Researchers published a study “Epigenetics as a mediator of plasticity in cancer” in Science that they say addresses new quantitative approaches to better define and measure epigenetic defects in gene function and their interplay with the genetic landscape of cancer.
In cancer development, epigenetic changes promote phenotypic plasticity, the continued change in tumor cell behavior that helps cancer invade surrounding tissue, metastasize to other organs and evade natural defenses ( such as the immune response) and chemotherapy. In cancer, this plasticity highlights the malignant cell’s ability to change states to invade other cells and tissue throughout the body and to maintain survival.
Mathematics has provided powerful tools to connect phenotypic plasticity in cancer to the epigenetic changes that drive it, according to Andrew Feinberg, MD, of the Johns Hopkins Kimmel Cancer Center and the Institute for Basic Biomedical Sciences. In particular, the measurement of entropy can now be applied to epigenetics, he adds.
Epigenetic information is eroded
As cancers develop, the epigenetic information controlling cell behavior is eroded, and we can identify the locations in the epigenome where this occurs and the genes that drive this increased entropy, notes Feinberg.
“During differentiation, living cells within complex organisms adopt phenotypic states of progressive specificity. Cancerous cells and tissues violate this property, adopting increased plasticity of cell states, tissue structure, and function during their progression. The information about the repertoire of normal differentiation outcomes is genetically encoded, but the information about the particular realization of this potential and cell regulation in response to the environment is encoded epigenetically in DNA methylation and biochemical modification of chromatin,” write Feinberg and colleagues in the Science article.

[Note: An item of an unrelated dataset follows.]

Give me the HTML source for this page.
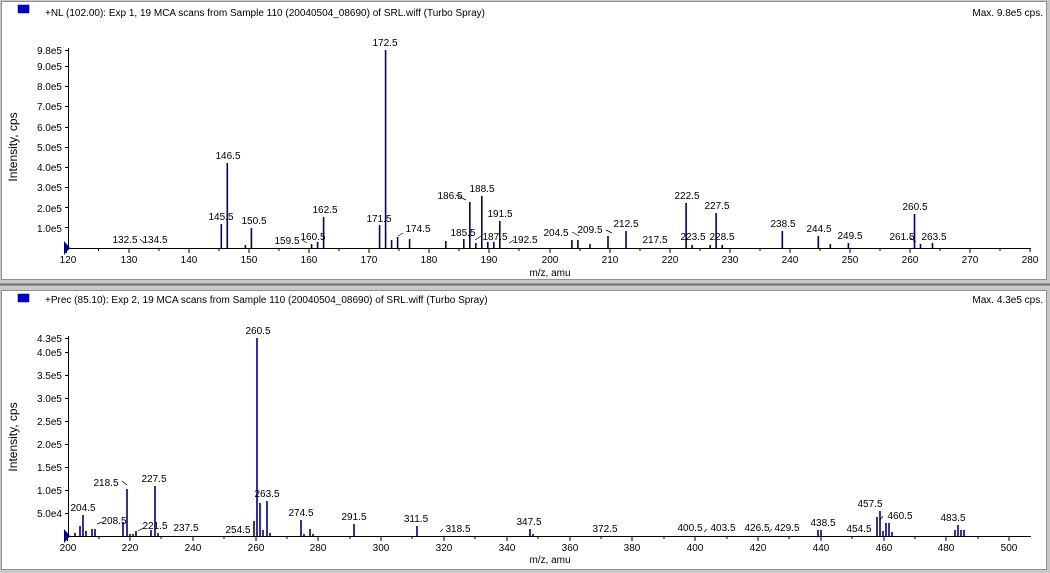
<!DOCTYPE html>
<html><head><meta charset="utf-8"><style>
html,body{margin:0;padding:0;background:#c0c0c0;}
svg{display:block;font-family:"Liberation Sans",Arial,sans-serif;}
</style></head><body>
<svg width="1050" height="573" xmlns="http://www.w3.org/2000/svg">
<rect x="0" y="0" width="1050" height="573" fill="#c8c8c8"/>
<line x1="0" y1="284.5" x2="1050" y2="284.5" stroke="#707070" stroke-width="2"/>
<rect x="1.5" y="1.5" width="1045" height="278" fill="#fff" stroke="#909090"/>
<rect x="1.5" y="290.5" width="1045" height="279" fill="#fff" stroke="#909090"/>

<!-- ===== TOP PANEL ===== -->
<rect x="18" y="5" width="11" height="8" fill="#0000c8" stroke="#000060" stroke-width="0.5"/>
<text x="45" y="16" font-size="10">+NL (102.00): Exp 1, 19 MCA scans from Sample 110 (20040504_08690) of SRL.wiff (Turbo Spray)</text>
<text x="1043" y="16" font-size="10" text-anchor="end">Max. 9.8e5 cps.</text>
<text transform="translate(17,147) rotate(-90)" font-size="12" text-anchor="middle">Intensity, cps</text>
<text x="550" y="276" font-size="10" text-anchor="middle">m/z, amu</text>
<g stroke="#000" stroke-width="1">
<line x1="68.5" y1="48" x2="68.5" y2="248"/>
<line x1="68" y1="248.5" x2="1031" y2="248.5"/>
</g>
<polygon points="64,241 70,248 64,255" fill="#000080"/>
<g font-size="10" text-anchor="end">
<text x="62" y="54">9.8e5</text><text x="62" y="70">9.0e5</text><text x="62" y="90">8.0e5</text>
<text x="62" y="110">7.0e5</text><text x="62" y="131">6.0e5</text><text x="62" y="151">5.0e5</text>
<text x="62" y="171">4.0e5</text><text x="62" y="191">3.0e5</text><text x="62" y="212">2.0e5</text>
<text x="62" y="232">1.0e5</text>
</g>
<g stroke="#000">
<path d="M65 50.5h4M65 66.5h4M65 86.5h4M65 106.5h4M65 127.5h4M65 147.5h4M65 167.5h4M65 187.5h4M65 207.5h4M65 227.5h4"/>
<path d="M66.5 248v5M129 248v5M189 248v5M249 248v5M309 248v5M369 248v5M429 248v5M489 248v5M550 248v5M610 248v5M670 248v5M730 248v5M790 248v5M850 248v5M910 248v5M970 248v5M1030 248v4"/>
<path d="M98.5 248v3M159 248v3M219 248v3M279 248v3M339 248v3M399 248v3M459 248v3M519 248v3M580 248v3M640 248v3M700 248v3M760 248v3M820 248v3M880 248v3M940 248v3M1000 248v3"/>
</g>
<g font-size="10" text-anchor="middle">
<text x="68" y="263">120</text><text x="129" y="263">130</text><text x="189" y="263">140</text><text x="249" y="263">150</text>
<text x="309" y="263">160</text><text x="369" y="263">170</text><text x="429" y="263">180</text><text x="489" y="263">190</text>
<text x="550" y="263">200</text><text x="610" y="263">210</text><text x="670" y="263">220</text><text x="730" y="263">230</text>
<text x="790" y="263">240</text><text x="850" y="263">250</text><text x="910" y="263">260</text><text x="970" y="263">270</text>
<text x="1030" y="263">280</text>
</g>
<g stroke="#000080" stroke-width="1.6">
<path d="M221.3 248V224M227.3 248V163M245.4 248V245M251.4 248V228M311.6 248V244M317.6 248V242M323.6 248V217M379.6 248V225M385.6 248V50M391.6 248V240M397.6 248V237M409.6 248V239M445.8 248V241M463.8 248V239M469.8 248V202M475.8 248V243M481.8 248V196M487.8 248V242M493.8 248V242M499.8 248V221M571.9 248V240M577.9 248V240M590 248V244M608 248V236M626 248V231M686.1 248V203M692.1 248V245M710.1 248V245M716.1 248V213M722.2 248V245M782.3 248V231M818.3 248V236M830.3 248V244M848.4 248V243M914.5 248V214M920.5 248V244M932.5 248V243"/>
</g>
<g font-size="10" text-anchor="middle">
<text x="221" y="220">145.5</text><text x="228" y="159">146.5</text><text x="254" y="224">150.5</text>
<text x="325" y="213">162.5</text><text x="379" y="222">171.5</text><text x="385" y="46">172.5</text>
<text x="418" y="232">174.5</text><text x="463" y="236">185.5</text><text x="450" y="199">186.5</text>
<text x="482" y="192">188.5</text><text x="500" y="217">191.5</text><text x="495" y="240">187.5</text>
<text x="525" y="243">192.5</text><text x="556" y="236">204.5</text><text x="590" y="233">209.5</text>
<text x="626" y="227">212.5</text><text x="655" y="243">217.5</text><text x="687" y="199">222.5</text>
<text x="693" y="240">223.5</text><text x="717" y="209">227.5</text><text x="722" y="240">228.5</text>
<text x="783" y="227">238.5</text><text x="819" y="232">244.5</text><text x="850" y="239">249.5</text>
<text x="915" y="210">260.5</text><text x="902" y="240">261.5</text><text x="934" y="240">263.5</text>
<text x="125" y="243">132.5</text><text x="155" y="243">134.5</text><text x="287" y="244">159.5</text><text x="313" y="240">160.5</text>
</g>
<g stroke="#000" stroke-width="0.7" fill="none">
<path d="M140 239l4 4M302 240l5 3M398 236l5-3M456 195l10 5M481 236l-6 4M509 243l5-3M572 232l7 4M606 230l6 3M909 237l7 5"/>
</g>

<!-- ===== BOTTOM PANEL ===== -->
<rect x="18" y="294" width="11" height="8" fill="#0000c8" stroke="#000060" stroke-width="0.5"/>
<text x="45" y="303" font-size="10">+Prec (85.10): Exp 2, 19 MCA scans from Sample 110 (20040504_08690) of SRL.wiff (Turbo Spray)</text>
<text x="1043" y="303" font-size="10" text-anchor="end">Max. 4.3e5 cps.</text>
<text transform="translate(17,437) rotate(-90)" font-size="12" text-anchor="middle">Intensity, cps</text>
<text x="550" y="563" font-size="10" text-anchor="middle">m/z, amu</text>
<g stroke="#000" stroke-width="1">
<line x1="68.5" y1="336" x2="68.5" y2="536"/>
<line x1="68" y1="536.5" x2="1031" y2="536.5"/>
</g>
<polygon points="64,529 70,536 64,543" fill="#000080"/>
<g font-size="10" text-anchor="end">
<text x="62" y="342">4.3e5</text><text x="62" y="356">4.0e5</text><text x="62" y="379">3.5e5</text>
<text x="62" y="402">3.0e5</text><text x="62" y="425">2.5e5</text><text x="62" y="448">2.0e5</text>
<text x="62" y="471">1.5e5</text><text x="62" y="494">1.0e5</text><text x="62" y="517">5.0e4</text>
</g>
<g stroke="#000">
<path d="M65 338.5h4M65 352.5h4M65 375.5h4M65 398.5h4M65 421.5h4M65 444.5h4M65 467.5h4M65 490.5h4M65 513.5h4"/>
<path d="M67.5 536v5M130 536v5M193 536v5M256 536v5M318 536v5M381 536v5M444 536v5M507 536v5M570 536v5M632 536v5M695 536v5M758 536v5M821 536v5M884 536v5M946 536v5M1009 536v5"/>
<path d="M99 536v3M161 536v3M224 536v3M287 536v3M350 536v3M412 536v3M475 536v3M538 536v3M601 536v3M664 536v3M727 536v3M789 536v3M852 536v3M915 536v3M978 536v3"/>
</g>
<g font-size="10" text-anchor="middle">
<text x="68" y="551">200</text><text x="130" y="551">220</text><text x="193" y="551">240</text><text x="256" y="551">260</text>
<text x="318" y="551">280</text><text x="381" y="551">300</text><text x="444" y="551">320</text><text x="507" y="551">340</text>
<text x="570" y="551">360</text><text x="632" y="551">380</text><text x="695" y="551">400</text><text x="758" y="551">420</text>
<text x="821" y="551">440</text><text x="884" y="551">460</text><text x="946" y="551">480</text><text x="1009" y="551">500</text>
</g>
<g stroke="#000080" stroke-width="1.6">
<path d="M75 536V533M80 536V526M83 536V515M86 536V531M92 536V529M95 536V529M123 536V522M127 536V489M130 536V534M133 536V534M136 536V531M151 536V530M155 536V486M158 536V533M254 536V521M257 536V338M260 536V503M263 536V530M267 536V501M270 536V533M301 536V520M304 536V534M310 536V529M313 536V534M354 536V524M417 536V526M530 536V529M533 536V534M818 536V530M821 536V530M877 536V517M880 536V511M883 536V531M886 536V523M889 536V523M892 536V532M955 536V530M958 536V525M961 536V530M964 536V530"/>
</g>
<g font-size="10" text-anchor="middle">
<text x="83" y="511">204.5</text><text x="114" y="524">208.5</text><text x="106" y="486">218.5</text>
<text x="154" y="482">227.5</text><text x="155" y="529">221.5</text><text x="186" y="531">237.5</text>
<text x="238" y="533">254.5</text><text x="258" y="334">260.5</text><text x="267" y="497">263.5</text>
<text x="301" y="516">274.5</text><text x="354" y="520">291.5</text><text x="416" y="522">311.5</text>
<text x="458" y="532">318.5</text><text x="529" y="525">347.5</text><text x="605" y="532">372.5</text>
<text x="690" y="531">400.5</text><text x="723" y="531">403.5</text><text x="757" y="531">426.5</text>
<text x="787" y="531">429.5</text><text x="823" y="526">438.5</text><text x="859" y="532">454.5</text>
<text x="870" y="507">457.5</text><text x="900" y="519">460.5</text><text x="953" y="521">483.5</text>
</g>
<g stroke="#000" stroke-width="0.7" fill="none">
<path d="M97 524l5-2M122 481l5 4M138 531l5-3M440 532l3-3M704 532l3-3M769 532l3-3M880 520l3-4"/>
</g>
</svg>
</body></html>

“Dating back to Conrad Waddington’s prescient work, epigenetic change has been viewed schematically as a developmental landscape that can channel specific differentiation events and define and constrain distinct phenotypic and gene expression states. More recently, cancer onset and progression have been viewed as a reversal or deformation of this landscape.

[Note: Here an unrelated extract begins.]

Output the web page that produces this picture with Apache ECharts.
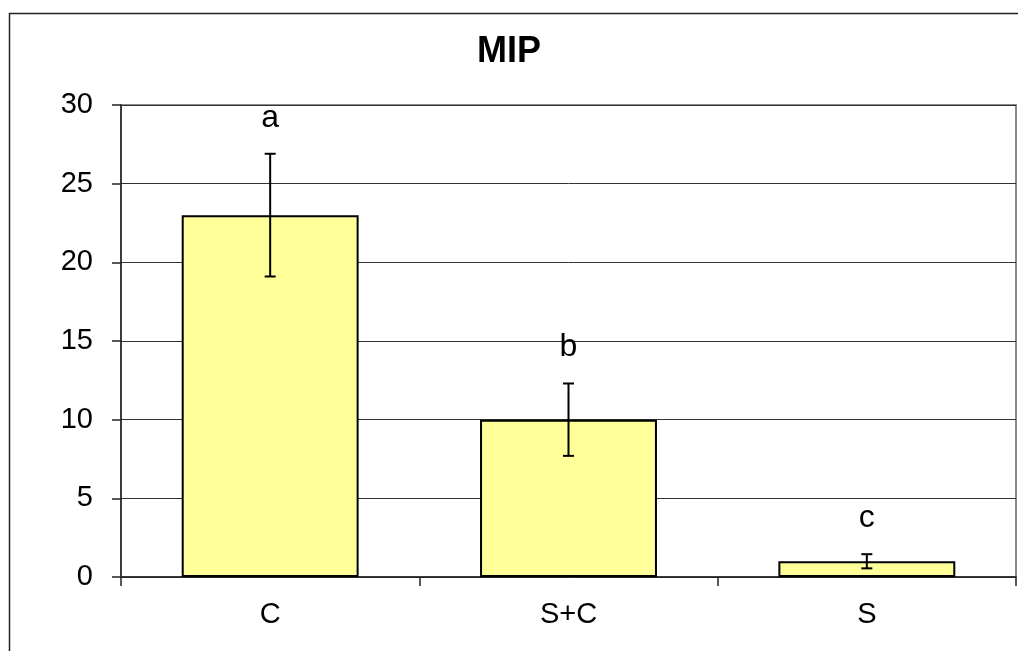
<!DOCTYPE html>
<html>
<head>
<meta charset="utf-8">
<title>MIP</title>
<script src="https://cdn.jsdelivr.net/npm/echarts@6/dist/echarts.min.js"></script>
<style>
  html, body { margin: 0; padding: 0; background: #fff; }
  #chart { width: 1018px; height: 651px; }
</style>
</head>
<body>
<div id="chart"></div>
<script>
// Treatment groups, mean values, error half-widths and significance letters
const categories = ['C', 'S+C', 'S'];
const means = [23, 10, 1];
const errors = [3.9, 2.3, 0.45];
const letters = ['a', 'b', 'c'];
const yTicks = { min: 0, max: 30, interval: 5 };

const FONT = '"Liberation Sans", Arial, sans-serif';

const chart = echarts.init(document.getElementById('chart'), null, { renderer: 'canvas' });

const errorData = categories.map((c, i) => [i, means[i], errors[i]]);

chart.setOption({
  animation: false,
  backgroundColor: '#ffffff',
  title: {
    text: 'MIP',
    left: 'center',
    top: 29,
    textStyle: { fontFamily: FONT, fontSize: 36, fontWeight: 'bold', color: '#000' }
  },
  graphic: [{
    type: 'rect',
    silent: true,
    shape: { x: 9.5, y: 13.5, width: 2000, height: 2000 },
    style: { fill: 'none', stroke: '#222', lineWidth: 1.5 }
  }],
  grid: {
    left: 121, right: 2, top: 105, bottom: 74,
    show: true,
    borderColor: '#8a8a8a',
    borderWidth: 2,
    backgroundColor: 'transparent'
  },
  xAxis: {
    type: 'category',
    data: categories,
    boundaryGap: true,
    axisLine: { lineStyle: { color: '#222', width: 1.5 } },
    axisTick: { show: true, length: 9, inside: false, lineStyle: { color: '#222', width: 1.5 } },
    axisLabel: { margin: 23, fontFamily: FONT, fontSize: 29, color: '#000' },
    splitLine: { show: false }
  },
  yAxis: {
    type: 'value',
    min: yTicks.min, max: yTicks.max, interval: yTicks.interval,
    axisLine: { show: true, lineStyle: { color: '#222', width: 1.5 } },
    axisTick: { show: true, length: 9, lineStyle: { color: '#222', width: 1.5 } },
    axisLabel: { margin: 28, fontFamily: FONT, fontSize: 29, color: '#000' },
    splitLine: { show: true, lineStyle: { color: '#333', width: 1 } }
  },
  series: [
    {
      type: 'bar',
      data: means,
      barWidth: '59.3%',
      itemStyle: { color: '#FFFF99', borderColor: '#000', borderWidth: 2 },
      z: 2
    },
    {
      type: 'custom',
      data: errorData,
      z: 5,
      renderItem: function (params, api) {
        const idx = api.value(0);
        const m = api.value(1);
        const e = api.value(2);
        const letter = letters[params.dataIndex];
        const top = api.coord([idx, m + e]);
        const bot = api.coord([idx, m - e]);
        const cap = 5.5;
        const stroke = { stroke: '#000', lineWidth: 2 };
        return {
          type: 'group',
          children: [
            { type: 'line', shape: { x1: top[0], y1: top[1], x2: bot[0], y2: bot[1] }, style: stroke },
            { type: 'line', shape: { x1: top[0] - cap, y1: top[1], x2: top[0] + cap, y2: top[1] }, style: stroke },
            { type: 'line', shape: { x1: bot[0] - cap, y1: bot[1], x2: bot[0] + cap, y2: bot[1] }, style: stroke },
            {
              type: 'text',
              style: {
                text: letter,
                x: top[0],
                y: top[1] - 36,
                textAlign: 'center',
                textVerticalAlign: 'middle',
                font: '32px ' + FONT,
                fill: '#000'
              }
            }
          ]
        };
      }
    }
  ]
});
</script>
</body>
</html>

“In the physical sciences, potential energy landscapes and their relationships to the probability distribution of physical or chemical states have been developed and refined for decades, but they have only recently been applied to more quantitatively realize Waddington’s classical landscape idea.
“Such approaches are particularly appealing in describing the cancer epigenetic landscape given that the plasticity of cell states realized on such a landscape lies at the functional core of the disease.”
New quantitative analytic techniques
Novel techniques in the quantitative analyses of the cancer epigenetic landscape “now provide the tools to understand the connections between genetics and other drivers of cancer development and growth and the relationship to epigenetic regulatory networks that mediate the landscape,” Feinberg points out.
Recent approaches that integrate cancer biology and mathematics may make it possible to distinguish cancer cells from normal cells, and to quantify and measure the epigenetic modulation of cells states and how it influences the behavior of cells, according to the research team.
“If we understand these processes, we might be able to identify chemical changes that occur only in cancer cells to diagnose cancer better and earlier and predict its behavior, so we can intervene with more targeted therapies,” says Feinberg. “These quantitative approaches must be part of the cure. We can’t understand cancer without them.”